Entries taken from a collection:

__________

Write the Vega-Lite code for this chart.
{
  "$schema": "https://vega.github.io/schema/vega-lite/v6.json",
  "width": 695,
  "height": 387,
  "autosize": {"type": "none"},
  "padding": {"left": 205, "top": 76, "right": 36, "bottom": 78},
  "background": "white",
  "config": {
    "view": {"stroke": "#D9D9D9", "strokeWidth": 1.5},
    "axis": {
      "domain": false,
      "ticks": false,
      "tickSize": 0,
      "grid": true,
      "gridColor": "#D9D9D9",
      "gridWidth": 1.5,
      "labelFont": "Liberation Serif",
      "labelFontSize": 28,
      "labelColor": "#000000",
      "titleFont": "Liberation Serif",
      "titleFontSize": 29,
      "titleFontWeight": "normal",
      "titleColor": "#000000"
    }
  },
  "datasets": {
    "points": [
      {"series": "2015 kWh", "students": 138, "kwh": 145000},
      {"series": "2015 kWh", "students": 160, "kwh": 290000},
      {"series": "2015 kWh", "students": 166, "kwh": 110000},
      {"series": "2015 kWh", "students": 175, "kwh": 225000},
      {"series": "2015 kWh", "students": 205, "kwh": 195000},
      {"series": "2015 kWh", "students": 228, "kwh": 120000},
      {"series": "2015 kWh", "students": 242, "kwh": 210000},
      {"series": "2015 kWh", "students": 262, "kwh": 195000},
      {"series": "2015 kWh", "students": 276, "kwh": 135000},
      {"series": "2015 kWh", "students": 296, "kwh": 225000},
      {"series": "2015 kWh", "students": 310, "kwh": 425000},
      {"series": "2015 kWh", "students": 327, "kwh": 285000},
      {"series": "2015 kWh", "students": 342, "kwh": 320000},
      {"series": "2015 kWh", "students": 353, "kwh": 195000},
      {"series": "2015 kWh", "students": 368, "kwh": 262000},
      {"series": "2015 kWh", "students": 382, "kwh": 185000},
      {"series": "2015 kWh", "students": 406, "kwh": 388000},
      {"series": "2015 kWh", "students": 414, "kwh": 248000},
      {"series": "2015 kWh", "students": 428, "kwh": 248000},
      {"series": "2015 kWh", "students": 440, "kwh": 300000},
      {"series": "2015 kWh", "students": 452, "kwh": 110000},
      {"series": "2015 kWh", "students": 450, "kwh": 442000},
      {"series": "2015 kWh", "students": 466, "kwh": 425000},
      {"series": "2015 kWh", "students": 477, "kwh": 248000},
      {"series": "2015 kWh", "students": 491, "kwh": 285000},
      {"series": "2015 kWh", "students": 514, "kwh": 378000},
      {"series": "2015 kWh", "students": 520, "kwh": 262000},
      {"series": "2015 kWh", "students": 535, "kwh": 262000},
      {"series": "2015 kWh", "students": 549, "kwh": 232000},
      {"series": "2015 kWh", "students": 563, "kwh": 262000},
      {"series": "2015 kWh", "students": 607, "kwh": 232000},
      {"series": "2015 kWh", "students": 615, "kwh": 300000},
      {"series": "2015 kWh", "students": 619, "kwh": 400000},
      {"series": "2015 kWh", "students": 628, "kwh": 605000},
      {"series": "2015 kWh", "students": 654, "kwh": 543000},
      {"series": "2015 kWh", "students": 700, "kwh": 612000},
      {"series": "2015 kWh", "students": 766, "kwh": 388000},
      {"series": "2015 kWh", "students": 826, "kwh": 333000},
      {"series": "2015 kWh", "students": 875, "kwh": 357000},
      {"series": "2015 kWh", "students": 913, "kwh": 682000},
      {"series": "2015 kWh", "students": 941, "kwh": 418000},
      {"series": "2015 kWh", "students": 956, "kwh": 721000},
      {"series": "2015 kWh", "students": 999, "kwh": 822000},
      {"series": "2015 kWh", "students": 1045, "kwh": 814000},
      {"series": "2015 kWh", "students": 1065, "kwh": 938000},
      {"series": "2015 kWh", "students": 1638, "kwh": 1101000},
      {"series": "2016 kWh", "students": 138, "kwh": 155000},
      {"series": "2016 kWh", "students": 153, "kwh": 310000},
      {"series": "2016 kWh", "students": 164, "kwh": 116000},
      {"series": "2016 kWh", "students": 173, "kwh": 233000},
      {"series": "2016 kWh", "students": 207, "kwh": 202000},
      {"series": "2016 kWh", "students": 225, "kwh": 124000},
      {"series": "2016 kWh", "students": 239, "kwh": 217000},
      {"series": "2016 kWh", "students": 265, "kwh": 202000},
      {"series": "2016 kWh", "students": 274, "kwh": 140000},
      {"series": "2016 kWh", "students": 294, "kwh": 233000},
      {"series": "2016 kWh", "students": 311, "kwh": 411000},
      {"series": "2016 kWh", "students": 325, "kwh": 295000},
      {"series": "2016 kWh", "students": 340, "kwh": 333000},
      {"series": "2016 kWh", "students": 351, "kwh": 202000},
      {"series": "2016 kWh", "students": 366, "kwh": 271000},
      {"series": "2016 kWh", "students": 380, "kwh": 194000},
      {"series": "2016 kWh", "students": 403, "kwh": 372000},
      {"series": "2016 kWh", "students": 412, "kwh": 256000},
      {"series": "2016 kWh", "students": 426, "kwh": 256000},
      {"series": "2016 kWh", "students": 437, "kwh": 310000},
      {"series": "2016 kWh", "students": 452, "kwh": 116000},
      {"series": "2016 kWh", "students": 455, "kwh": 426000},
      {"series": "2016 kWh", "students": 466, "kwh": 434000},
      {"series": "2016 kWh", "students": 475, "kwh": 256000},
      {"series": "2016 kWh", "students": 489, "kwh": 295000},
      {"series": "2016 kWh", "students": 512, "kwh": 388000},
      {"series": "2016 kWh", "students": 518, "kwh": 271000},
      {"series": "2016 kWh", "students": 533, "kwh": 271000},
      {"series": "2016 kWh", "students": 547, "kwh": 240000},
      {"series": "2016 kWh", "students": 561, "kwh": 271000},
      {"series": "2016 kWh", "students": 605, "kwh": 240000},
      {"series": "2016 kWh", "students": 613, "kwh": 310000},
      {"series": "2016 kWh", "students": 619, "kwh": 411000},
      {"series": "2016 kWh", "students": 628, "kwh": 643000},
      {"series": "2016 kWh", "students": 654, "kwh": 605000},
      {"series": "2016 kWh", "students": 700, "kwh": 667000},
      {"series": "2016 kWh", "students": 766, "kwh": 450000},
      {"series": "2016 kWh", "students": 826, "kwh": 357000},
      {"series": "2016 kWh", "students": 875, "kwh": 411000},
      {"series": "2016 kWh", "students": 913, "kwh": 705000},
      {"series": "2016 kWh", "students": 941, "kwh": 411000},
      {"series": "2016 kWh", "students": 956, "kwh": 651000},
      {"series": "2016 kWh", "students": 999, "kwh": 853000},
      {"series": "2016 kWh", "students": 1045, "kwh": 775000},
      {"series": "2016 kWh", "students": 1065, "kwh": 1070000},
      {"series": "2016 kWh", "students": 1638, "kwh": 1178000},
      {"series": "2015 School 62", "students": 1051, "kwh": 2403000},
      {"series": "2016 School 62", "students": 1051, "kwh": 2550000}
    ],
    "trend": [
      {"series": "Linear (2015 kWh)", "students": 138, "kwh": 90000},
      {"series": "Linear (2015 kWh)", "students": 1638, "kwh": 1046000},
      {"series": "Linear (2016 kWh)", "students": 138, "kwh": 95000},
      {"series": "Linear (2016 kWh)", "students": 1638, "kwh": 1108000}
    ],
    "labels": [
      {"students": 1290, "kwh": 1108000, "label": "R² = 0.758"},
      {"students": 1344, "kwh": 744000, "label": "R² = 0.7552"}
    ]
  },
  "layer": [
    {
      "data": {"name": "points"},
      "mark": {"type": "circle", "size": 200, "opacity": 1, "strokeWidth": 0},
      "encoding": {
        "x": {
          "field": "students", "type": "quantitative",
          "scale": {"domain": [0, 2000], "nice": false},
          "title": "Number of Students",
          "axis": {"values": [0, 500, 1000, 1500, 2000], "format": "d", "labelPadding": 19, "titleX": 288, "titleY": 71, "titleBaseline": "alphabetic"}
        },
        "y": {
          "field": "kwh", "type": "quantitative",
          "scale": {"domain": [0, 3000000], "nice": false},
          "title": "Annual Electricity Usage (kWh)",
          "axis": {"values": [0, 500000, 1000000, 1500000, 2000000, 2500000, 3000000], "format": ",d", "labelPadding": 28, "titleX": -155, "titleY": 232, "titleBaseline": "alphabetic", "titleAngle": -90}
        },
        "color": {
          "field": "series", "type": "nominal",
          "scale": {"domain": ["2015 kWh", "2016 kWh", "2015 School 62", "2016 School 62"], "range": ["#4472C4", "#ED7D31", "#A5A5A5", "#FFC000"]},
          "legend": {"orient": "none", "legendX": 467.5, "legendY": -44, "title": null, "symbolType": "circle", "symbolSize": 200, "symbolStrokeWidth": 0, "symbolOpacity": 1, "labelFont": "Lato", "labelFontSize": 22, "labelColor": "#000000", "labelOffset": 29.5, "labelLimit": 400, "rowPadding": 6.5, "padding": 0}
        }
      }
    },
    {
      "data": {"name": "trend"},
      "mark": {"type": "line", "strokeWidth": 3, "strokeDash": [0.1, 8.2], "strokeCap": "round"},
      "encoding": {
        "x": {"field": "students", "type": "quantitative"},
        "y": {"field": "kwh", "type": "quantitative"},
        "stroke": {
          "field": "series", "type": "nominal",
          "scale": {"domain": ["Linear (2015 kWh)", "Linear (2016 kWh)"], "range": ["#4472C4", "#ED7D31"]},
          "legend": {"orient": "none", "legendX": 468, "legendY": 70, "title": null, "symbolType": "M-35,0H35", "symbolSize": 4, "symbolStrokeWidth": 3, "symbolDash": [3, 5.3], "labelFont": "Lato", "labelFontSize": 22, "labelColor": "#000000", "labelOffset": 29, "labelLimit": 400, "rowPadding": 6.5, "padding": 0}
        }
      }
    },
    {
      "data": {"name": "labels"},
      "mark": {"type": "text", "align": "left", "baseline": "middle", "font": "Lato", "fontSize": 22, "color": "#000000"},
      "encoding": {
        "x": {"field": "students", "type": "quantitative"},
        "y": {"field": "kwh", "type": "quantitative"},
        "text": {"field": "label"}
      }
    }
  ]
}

__________

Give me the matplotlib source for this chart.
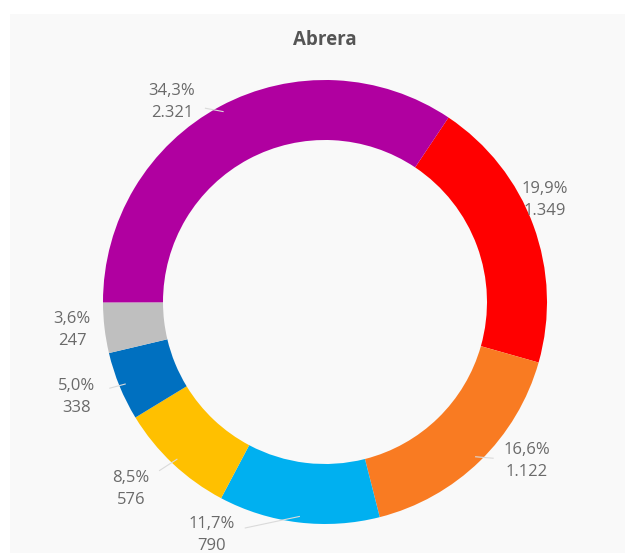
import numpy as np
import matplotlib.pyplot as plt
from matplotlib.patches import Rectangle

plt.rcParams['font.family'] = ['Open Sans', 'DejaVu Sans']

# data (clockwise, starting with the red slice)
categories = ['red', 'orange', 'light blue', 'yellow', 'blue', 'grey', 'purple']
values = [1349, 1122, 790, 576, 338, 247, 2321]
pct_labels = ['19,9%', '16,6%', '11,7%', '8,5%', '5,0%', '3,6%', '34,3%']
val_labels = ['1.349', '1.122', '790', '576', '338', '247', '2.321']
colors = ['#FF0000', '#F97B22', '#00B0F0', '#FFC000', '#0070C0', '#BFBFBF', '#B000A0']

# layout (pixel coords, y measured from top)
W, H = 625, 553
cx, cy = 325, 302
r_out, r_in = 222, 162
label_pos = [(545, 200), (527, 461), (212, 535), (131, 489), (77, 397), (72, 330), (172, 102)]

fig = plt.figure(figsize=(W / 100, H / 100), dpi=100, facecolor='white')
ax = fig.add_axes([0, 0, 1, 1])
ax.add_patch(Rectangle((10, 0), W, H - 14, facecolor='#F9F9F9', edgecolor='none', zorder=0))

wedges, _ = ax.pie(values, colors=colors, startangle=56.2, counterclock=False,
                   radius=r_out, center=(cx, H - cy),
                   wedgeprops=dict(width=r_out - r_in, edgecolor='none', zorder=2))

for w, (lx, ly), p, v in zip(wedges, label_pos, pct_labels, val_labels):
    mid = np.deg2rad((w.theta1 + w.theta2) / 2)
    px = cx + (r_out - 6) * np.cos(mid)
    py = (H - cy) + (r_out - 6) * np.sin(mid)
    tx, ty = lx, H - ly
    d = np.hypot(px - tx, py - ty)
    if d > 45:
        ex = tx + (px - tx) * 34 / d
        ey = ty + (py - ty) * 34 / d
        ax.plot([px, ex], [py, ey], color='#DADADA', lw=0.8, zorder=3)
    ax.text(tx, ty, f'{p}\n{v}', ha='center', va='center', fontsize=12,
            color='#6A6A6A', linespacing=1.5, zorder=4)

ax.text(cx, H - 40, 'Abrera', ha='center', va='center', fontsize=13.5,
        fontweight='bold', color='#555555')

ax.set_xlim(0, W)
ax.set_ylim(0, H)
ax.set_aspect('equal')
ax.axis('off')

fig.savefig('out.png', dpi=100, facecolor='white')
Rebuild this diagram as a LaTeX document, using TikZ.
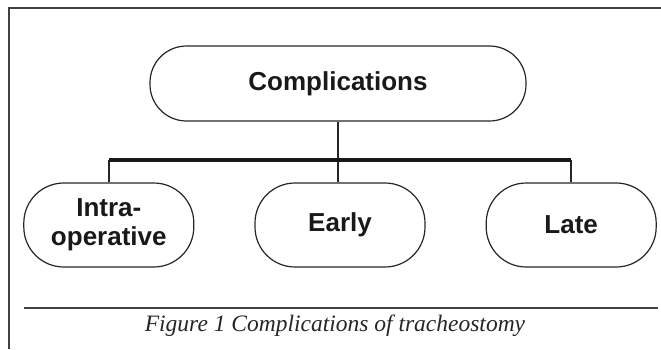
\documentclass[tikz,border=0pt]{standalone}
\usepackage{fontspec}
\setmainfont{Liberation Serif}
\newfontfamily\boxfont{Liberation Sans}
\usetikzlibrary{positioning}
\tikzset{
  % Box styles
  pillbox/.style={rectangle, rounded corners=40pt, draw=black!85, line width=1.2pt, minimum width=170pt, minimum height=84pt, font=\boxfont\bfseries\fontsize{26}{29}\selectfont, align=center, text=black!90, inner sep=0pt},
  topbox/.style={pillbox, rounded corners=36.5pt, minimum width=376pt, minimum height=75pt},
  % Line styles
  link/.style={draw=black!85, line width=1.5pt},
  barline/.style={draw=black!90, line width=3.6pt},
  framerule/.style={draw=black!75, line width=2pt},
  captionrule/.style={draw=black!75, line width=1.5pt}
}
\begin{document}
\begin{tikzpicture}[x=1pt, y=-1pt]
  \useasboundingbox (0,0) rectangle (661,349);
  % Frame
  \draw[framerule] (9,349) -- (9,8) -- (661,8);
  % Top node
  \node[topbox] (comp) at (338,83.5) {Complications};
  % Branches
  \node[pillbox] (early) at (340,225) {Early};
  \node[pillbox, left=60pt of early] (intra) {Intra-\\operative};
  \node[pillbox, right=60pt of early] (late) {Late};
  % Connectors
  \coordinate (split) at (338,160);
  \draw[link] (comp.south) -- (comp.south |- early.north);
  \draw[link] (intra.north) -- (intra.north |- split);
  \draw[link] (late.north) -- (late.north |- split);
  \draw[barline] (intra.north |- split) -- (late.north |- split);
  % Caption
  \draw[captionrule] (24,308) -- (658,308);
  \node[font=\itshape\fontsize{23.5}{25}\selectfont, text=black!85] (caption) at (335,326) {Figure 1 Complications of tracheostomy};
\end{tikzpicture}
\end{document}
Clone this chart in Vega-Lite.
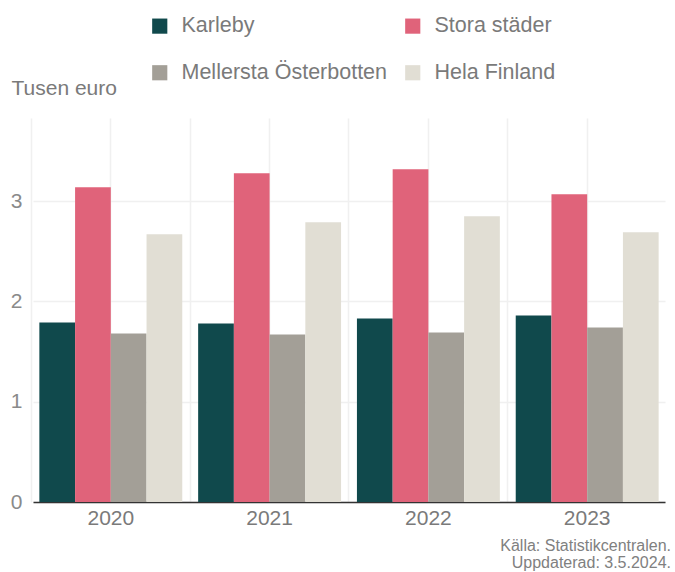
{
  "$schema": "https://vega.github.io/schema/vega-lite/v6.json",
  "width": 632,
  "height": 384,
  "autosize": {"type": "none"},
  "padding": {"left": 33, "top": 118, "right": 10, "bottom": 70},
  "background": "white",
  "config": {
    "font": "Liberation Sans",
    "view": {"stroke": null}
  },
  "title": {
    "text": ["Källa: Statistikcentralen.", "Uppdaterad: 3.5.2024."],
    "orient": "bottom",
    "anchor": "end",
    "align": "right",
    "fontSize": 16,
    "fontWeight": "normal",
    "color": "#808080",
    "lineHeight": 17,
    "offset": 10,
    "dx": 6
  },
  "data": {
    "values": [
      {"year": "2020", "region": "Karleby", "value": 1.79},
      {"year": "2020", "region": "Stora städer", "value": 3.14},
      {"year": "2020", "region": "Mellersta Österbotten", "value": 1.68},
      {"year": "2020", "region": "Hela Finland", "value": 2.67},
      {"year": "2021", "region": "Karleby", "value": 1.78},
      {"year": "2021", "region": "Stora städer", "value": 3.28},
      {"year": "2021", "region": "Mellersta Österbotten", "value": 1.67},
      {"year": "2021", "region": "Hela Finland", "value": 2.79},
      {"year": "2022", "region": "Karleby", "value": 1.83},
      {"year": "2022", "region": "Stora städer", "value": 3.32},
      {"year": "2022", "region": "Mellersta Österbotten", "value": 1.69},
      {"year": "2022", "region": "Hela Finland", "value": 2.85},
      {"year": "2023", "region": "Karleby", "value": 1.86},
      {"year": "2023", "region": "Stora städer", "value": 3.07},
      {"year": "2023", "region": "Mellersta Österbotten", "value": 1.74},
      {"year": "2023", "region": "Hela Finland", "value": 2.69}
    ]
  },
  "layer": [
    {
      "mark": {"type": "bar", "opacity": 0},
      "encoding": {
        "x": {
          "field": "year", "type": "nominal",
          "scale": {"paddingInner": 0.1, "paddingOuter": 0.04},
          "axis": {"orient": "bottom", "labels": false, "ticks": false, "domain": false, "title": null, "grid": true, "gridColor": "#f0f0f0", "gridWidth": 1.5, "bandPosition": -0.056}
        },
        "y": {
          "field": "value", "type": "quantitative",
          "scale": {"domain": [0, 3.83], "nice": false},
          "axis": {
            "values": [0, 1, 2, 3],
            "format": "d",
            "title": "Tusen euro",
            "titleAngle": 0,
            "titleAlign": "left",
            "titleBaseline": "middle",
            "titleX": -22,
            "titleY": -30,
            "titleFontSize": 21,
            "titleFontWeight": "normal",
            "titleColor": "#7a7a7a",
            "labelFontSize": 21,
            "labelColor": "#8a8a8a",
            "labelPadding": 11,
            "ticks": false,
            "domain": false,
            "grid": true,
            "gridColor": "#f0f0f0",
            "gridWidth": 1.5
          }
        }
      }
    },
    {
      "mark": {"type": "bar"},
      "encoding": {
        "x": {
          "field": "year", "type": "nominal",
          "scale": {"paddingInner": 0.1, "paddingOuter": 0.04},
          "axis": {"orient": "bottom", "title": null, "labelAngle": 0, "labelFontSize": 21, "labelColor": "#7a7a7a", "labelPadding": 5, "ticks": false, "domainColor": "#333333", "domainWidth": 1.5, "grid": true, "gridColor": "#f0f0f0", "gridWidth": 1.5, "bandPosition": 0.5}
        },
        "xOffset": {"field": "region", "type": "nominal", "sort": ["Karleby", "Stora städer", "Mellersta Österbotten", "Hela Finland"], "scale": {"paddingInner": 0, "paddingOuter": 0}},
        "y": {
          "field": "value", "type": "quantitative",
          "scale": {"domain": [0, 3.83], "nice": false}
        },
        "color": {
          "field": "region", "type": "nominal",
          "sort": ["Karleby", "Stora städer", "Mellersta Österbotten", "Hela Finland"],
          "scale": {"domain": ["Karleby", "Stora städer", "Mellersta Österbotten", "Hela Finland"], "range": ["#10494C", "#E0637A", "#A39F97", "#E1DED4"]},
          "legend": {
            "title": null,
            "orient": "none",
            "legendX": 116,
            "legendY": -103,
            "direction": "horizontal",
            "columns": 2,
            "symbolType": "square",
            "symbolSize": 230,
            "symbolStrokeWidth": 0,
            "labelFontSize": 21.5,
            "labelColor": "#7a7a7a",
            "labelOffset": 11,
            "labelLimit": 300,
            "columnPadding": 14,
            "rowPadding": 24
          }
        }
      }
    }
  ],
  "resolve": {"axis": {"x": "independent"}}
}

__________

*Written exercise:*
Read the data above and count the lines that include "matplotlib". Answer only with the count.

*Worked answer:*
3